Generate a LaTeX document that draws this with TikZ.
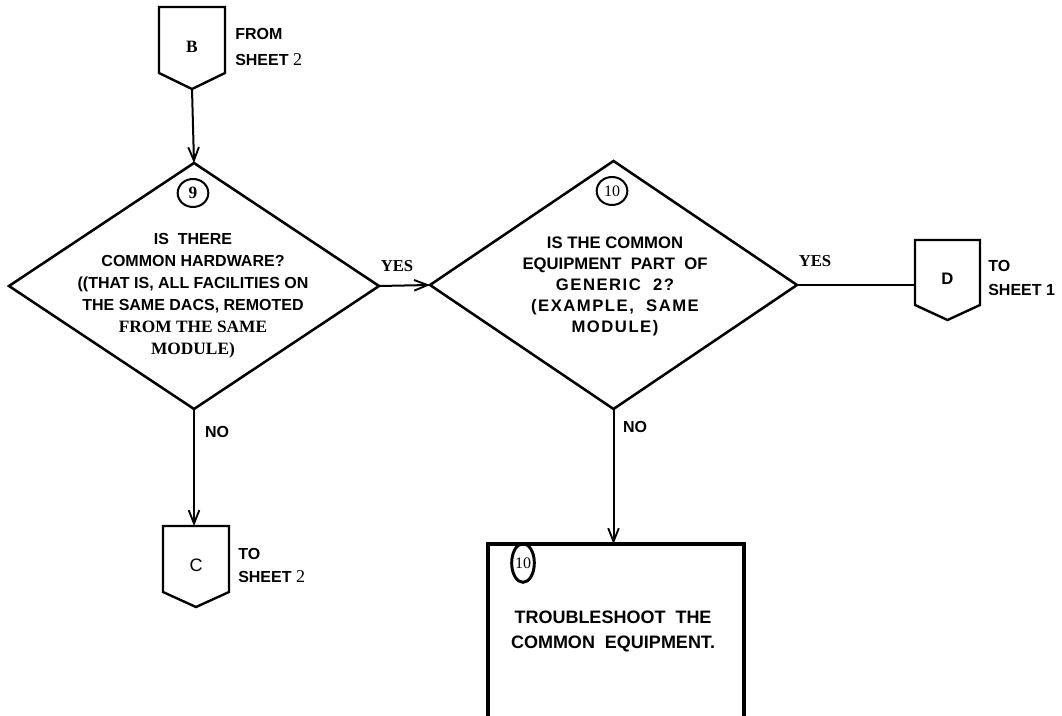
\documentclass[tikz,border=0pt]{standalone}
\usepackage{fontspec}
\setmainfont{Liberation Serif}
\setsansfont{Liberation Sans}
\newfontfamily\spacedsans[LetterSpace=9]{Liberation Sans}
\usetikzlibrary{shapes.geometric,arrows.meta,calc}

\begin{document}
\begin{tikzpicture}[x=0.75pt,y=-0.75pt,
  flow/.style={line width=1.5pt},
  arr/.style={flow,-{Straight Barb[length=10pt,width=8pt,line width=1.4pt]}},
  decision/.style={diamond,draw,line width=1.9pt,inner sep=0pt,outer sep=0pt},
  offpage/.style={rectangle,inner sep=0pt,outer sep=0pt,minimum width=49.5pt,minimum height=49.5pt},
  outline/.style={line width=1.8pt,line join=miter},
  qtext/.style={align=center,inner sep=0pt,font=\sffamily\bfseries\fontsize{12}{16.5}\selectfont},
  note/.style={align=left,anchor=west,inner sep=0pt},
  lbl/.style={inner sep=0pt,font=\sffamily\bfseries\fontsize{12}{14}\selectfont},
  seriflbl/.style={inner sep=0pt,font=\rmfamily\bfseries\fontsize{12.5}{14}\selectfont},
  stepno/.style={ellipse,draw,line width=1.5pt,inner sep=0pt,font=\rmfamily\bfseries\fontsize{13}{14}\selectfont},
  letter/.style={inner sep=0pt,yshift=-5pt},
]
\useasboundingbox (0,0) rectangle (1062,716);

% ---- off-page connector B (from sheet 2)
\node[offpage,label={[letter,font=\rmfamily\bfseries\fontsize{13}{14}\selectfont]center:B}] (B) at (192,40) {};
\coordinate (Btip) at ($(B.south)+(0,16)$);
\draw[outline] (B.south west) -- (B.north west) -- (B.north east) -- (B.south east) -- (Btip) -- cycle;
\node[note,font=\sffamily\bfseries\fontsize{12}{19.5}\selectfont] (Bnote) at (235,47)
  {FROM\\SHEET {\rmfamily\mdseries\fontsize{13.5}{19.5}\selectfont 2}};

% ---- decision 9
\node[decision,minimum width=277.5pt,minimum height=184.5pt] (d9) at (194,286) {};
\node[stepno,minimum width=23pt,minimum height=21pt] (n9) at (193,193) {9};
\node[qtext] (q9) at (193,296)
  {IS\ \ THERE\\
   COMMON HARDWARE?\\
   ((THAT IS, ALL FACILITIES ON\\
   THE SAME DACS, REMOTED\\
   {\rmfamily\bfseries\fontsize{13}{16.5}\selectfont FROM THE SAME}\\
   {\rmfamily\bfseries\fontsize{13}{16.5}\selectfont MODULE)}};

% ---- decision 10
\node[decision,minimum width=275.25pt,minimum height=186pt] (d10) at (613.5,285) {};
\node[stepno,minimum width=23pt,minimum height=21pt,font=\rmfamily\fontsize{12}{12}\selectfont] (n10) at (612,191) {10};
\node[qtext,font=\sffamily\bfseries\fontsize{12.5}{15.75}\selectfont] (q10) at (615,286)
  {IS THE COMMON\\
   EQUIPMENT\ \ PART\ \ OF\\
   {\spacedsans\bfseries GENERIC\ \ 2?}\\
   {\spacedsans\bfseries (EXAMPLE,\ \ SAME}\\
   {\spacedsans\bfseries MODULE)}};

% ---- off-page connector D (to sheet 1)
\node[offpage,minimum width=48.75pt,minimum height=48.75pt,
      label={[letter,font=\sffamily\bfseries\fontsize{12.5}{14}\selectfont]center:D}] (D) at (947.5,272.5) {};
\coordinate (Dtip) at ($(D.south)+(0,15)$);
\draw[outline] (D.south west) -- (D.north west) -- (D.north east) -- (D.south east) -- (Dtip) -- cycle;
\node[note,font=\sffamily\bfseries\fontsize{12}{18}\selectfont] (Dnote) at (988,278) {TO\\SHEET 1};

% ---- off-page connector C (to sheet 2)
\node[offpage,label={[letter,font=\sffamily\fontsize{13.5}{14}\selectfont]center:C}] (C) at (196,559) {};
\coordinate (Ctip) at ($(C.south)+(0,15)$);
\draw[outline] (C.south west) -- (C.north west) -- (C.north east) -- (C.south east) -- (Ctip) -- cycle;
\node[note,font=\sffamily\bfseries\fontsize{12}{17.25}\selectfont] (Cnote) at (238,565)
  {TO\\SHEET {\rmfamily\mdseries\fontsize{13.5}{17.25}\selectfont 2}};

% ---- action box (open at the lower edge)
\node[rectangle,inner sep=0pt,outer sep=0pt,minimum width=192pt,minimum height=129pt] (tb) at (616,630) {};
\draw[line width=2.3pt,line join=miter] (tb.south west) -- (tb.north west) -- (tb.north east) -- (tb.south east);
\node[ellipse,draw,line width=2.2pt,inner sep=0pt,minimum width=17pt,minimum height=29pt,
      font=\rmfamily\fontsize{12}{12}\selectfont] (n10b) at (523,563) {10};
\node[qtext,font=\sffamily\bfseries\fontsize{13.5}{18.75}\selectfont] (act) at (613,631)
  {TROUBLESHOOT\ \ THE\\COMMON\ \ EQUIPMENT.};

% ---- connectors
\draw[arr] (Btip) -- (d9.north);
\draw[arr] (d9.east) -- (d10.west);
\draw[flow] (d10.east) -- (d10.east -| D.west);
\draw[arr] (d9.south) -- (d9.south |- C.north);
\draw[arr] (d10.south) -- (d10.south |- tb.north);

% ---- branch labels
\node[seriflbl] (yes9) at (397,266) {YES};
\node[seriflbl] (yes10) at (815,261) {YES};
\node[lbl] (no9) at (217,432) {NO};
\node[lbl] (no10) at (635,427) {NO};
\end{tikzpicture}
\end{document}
--
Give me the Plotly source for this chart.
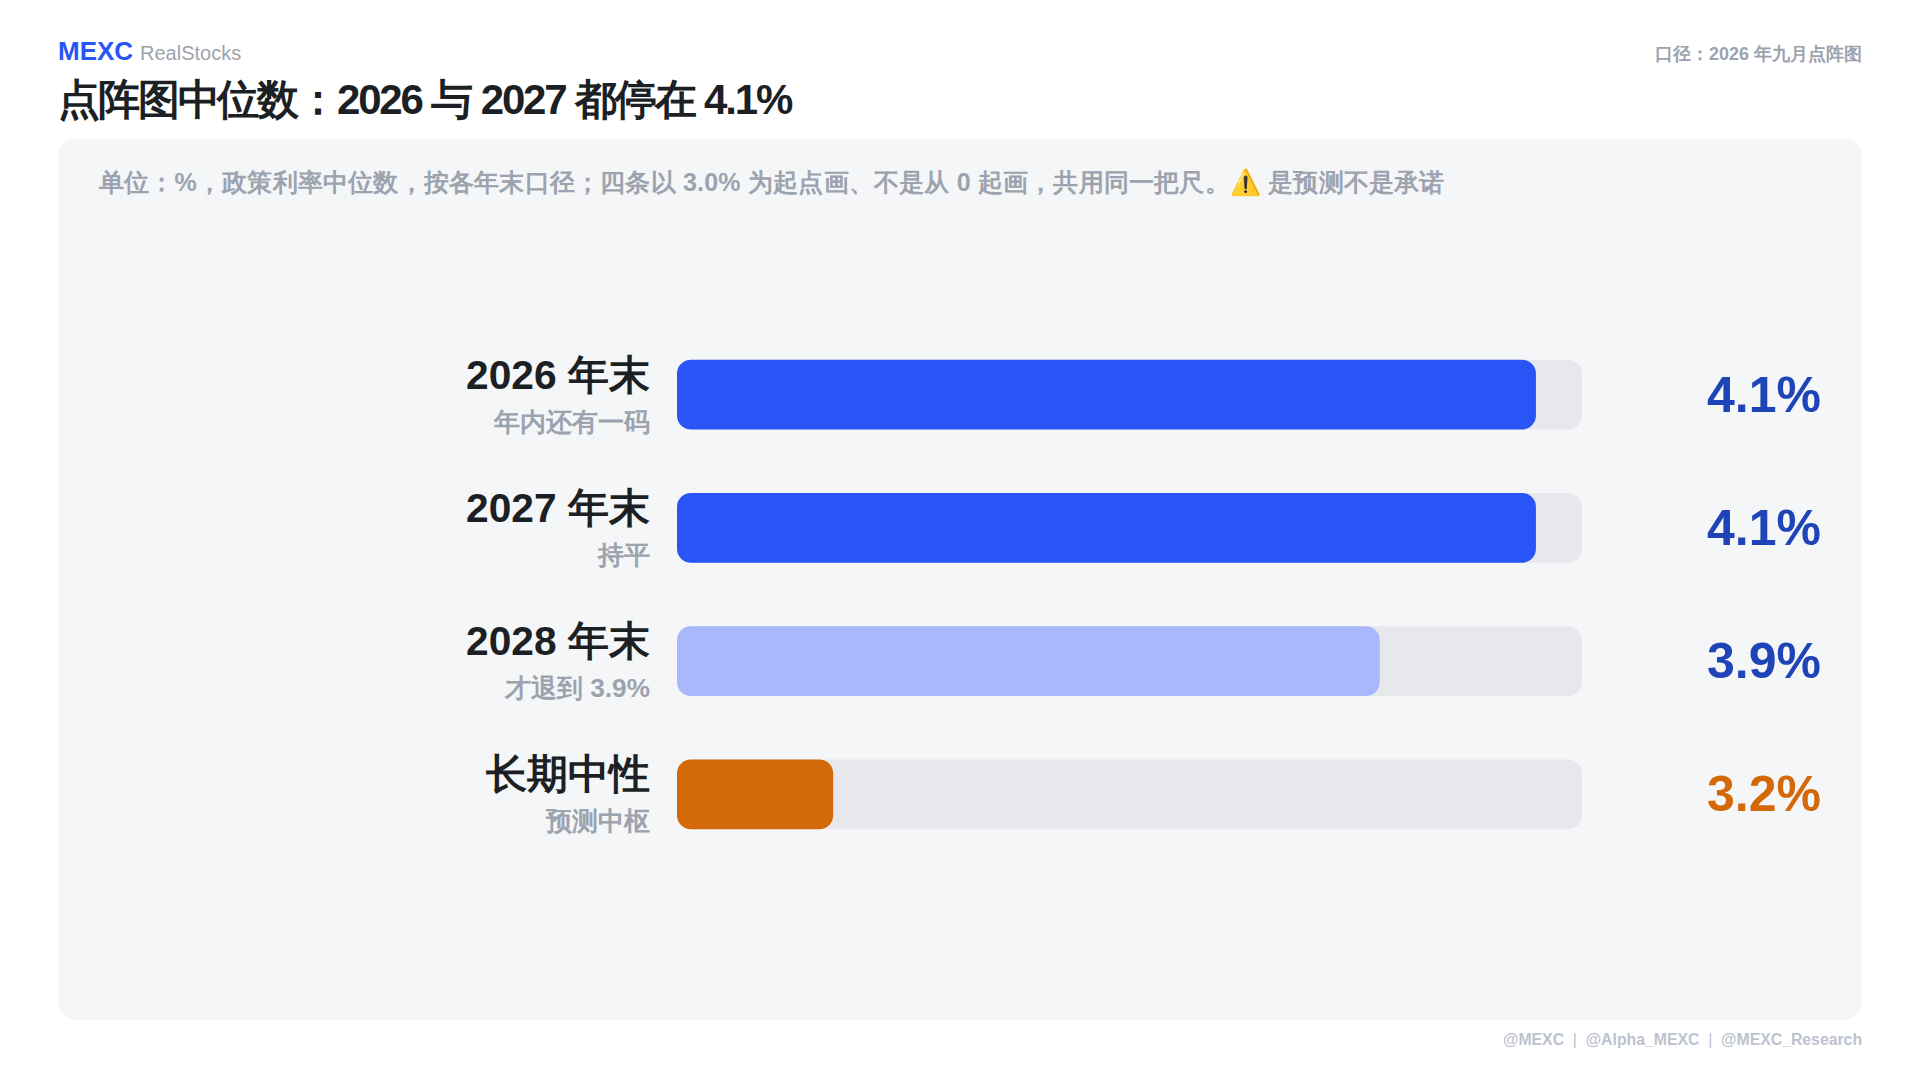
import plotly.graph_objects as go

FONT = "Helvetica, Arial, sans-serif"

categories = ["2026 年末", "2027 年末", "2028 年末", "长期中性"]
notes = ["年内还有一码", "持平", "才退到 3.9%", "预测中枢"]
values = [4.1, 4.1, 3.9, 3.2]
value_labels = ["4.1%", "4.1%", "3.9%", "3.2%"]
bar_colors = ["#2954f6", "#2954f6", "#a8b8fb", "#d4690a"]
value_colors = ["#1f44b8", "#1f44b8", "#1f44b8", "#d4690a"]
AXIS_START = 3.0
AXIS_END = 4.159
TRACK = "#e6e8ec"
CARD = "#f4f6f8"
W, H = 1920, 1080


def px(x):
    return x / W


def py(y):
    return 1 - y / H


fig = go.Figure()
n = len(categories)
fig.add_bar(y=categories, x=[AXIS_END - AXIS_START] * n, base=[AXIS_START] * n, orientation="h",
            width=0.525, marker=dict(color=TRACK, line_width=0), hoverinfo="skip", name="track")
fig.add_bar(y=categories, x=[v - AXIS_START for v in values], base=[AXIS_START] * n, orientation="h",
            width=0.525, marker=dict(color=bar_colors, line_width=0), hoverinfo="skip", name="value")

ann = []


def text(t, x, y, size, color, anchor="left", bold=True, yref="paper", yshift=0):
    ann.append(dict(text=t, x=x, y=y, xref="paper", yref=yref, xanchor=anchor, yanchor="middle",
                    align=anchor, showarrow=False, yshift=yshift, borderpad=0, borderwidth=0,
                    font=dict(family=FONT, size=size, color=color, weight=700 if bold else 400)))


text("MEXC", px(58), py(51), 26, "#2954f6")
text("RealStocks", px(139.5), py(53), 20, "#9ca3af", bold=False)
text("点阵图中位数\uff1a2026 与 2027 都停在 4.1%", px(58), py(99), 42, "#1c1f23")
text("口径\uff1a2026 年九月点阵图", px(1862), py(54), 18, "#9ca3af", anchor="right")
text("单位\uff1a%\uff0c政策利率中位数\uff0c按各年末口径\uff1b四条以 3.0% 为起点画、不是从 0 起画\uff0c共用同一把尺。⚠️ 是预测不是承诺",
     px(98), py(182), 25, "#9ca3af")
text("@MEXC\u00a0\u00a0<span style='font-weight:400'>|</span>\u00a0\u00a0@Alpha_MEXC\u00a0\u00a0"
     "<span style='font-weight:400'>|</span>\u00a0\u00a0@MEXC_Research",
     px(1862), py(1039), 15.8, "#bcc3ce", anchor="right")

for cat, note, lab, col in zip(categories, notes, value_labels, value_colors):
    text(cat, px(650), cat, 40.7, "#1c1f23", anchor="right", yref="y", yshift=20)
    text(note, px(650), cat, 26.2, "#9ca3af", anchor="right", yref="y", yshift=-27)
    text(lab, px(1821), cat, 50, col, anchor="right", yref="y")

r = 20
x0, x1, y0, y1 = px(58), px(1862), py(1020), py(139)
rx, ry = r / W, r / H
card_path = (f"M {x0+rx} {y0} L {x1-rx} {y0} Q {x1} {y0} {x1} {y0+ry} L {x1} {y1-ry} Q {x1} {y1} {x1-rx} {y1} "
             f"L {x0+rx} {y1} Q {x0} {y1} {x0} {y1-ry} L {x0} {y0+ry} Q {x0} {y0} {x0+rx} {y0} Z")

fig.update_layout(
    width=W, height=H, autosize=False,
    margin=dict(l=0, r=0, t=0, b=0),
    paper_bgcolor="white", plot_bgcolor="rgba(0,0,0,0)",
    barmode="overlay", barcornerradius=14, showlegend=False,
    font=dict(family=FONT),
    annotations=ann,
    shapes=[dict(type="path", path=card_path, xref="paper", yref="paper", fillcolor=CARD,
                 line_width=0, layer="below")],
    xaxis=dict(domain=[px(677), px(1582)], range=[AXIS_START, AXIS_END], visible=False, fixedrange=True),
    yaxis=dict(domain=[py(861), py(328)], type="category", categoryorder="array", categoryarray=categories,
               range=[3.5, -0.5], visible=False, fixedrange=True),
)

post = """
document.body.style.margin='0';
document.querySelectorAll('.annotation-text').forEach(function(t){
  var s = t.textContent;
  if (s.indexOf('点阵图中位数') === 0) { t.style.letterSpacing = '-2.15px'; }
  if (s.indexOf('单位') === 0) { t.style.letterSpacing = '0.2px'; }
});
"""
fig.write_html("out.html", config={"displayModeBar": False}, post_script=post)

— WHAT TO DO —
Skip all pictures. Output only the lines from the one containing "Give me the Plotly source for this chart." to the one containing "font=dict(family=FONT, size=size, color=color, weight=700", both lines included.

— THE SOLUTION —
Give me the Plotly source for this chart.
import plotly.graph_objects as go

FONT = "Helvetica, Arial, sans-serif"

categories = ["2026 年末", "2027 年末", "2028 年末", "长期中性"]
notes = ["年内还有一码", "持平", "才退到 3.9%", "预测中枢"]
values = [4.1, 4.1, 3.9, 3.2]
value_labels = ["4.1%", "4.1%", "3.9%", "3.2%"]
bar_colors = ["#2954f6", "#2954f6", "#a8b8fb", "#d4690a"]
value_colors = ["#1f44b8", "#1f44b8", "#1f44b8", "#d4690a"]
AXIS_START = 3.0
AXIS_END = 4.159
TRACK = "#e6e8ec"
CARD = "#f4f6f8"
W, H = 1920, 1080


def px(x):
    return x / W


def py(y):
    return 1 - y / H


fig = go.Figure()
n = len(categories)
fig.add_bar(y=categories, x=[AXIS_END - AXIS_START] * n, base=[AXIS_START] * n, orientation="h",
            width=0.525, marker=dict(color=TRACK, line_width=0), hoverinfo="skip", name="track")
fig.add_bar(y=categories, x=[v - AXIS_START for v in values], base=[AXIS_START] * n, orientation="h",
            width=0.525, marker=dict(color=bar_colors, line_width=0), hoverinfo="skip", name="value")

ann = []


def text(t, x, y, size, color, anchor="left", bold=True, yref="paper", yshift=0):
    ann.append(dict(text=t, x=x, y=y, xref="paper", yref=yref, xanchor=anchor, yanchor="middle",
                    align=anchor, showarrow=False, yshift=yshift, borderpad=0, borderwidth=0,
                    font=dict(family=FONT, size=size, color=color, weight=700 if bold else 400)))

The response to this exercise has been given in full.